F-117 juga memiliki fitur inframerah yang sangat rendah, yang akan lebih baik menyembunyikan mereka dari patroli jet tempur Rusia dan sistem pertahanan udara yang sekarang mengemas kemampuan pencarian dan pelacakan inframerah canggih.

Kemampuan siluman mereka mungkin memang tidak dapat mengalahkan sistem pertahanan udara terbaru Rusia, tetapi sampai saat 2017, Suriah menggunakan sistem yang jauh lebih canggih, yang berasal dari era Perang Dingin yang dirancang khusus untuk dihindari oleh F-117. Dan dipasangkan dengan peperangan elektronik, F-117 masih akan menjadi tantangan bagi sistem Rusia yang paling canggih untuk melacak dengan andal di kejauhan.

F-117 juga dapat bermanfaat untuk menyusup ke daerah lain di Timur Tengah dengan alasan yang sama. Bahkan ke halaman belakang negara-negara yang dianggap sekutu Amerika Serikat.

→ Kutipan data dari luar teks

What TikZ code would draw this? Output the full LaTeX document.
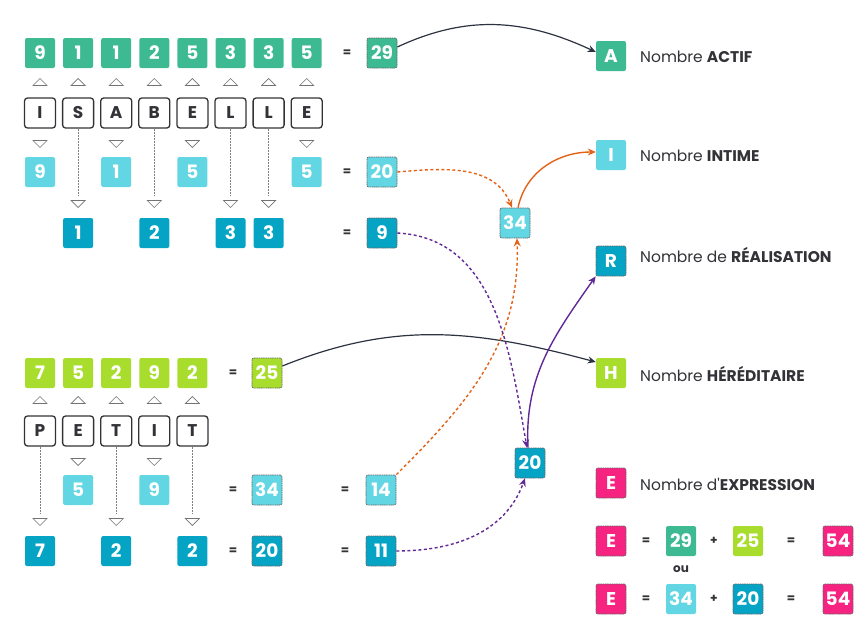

Jadi, dengan semua ini, apakah F-117 dibawa kembali ke pertempuran untuk mengisi celah yang kosong untuk menyerang target bergerak bernilai sangat tinggi di wilayah udara yang dijaga ketat? Jawaban pertanyaan itu adalah “mungkin”. Tetapi sekali lagi semua tidak ada bukti yang mendukung.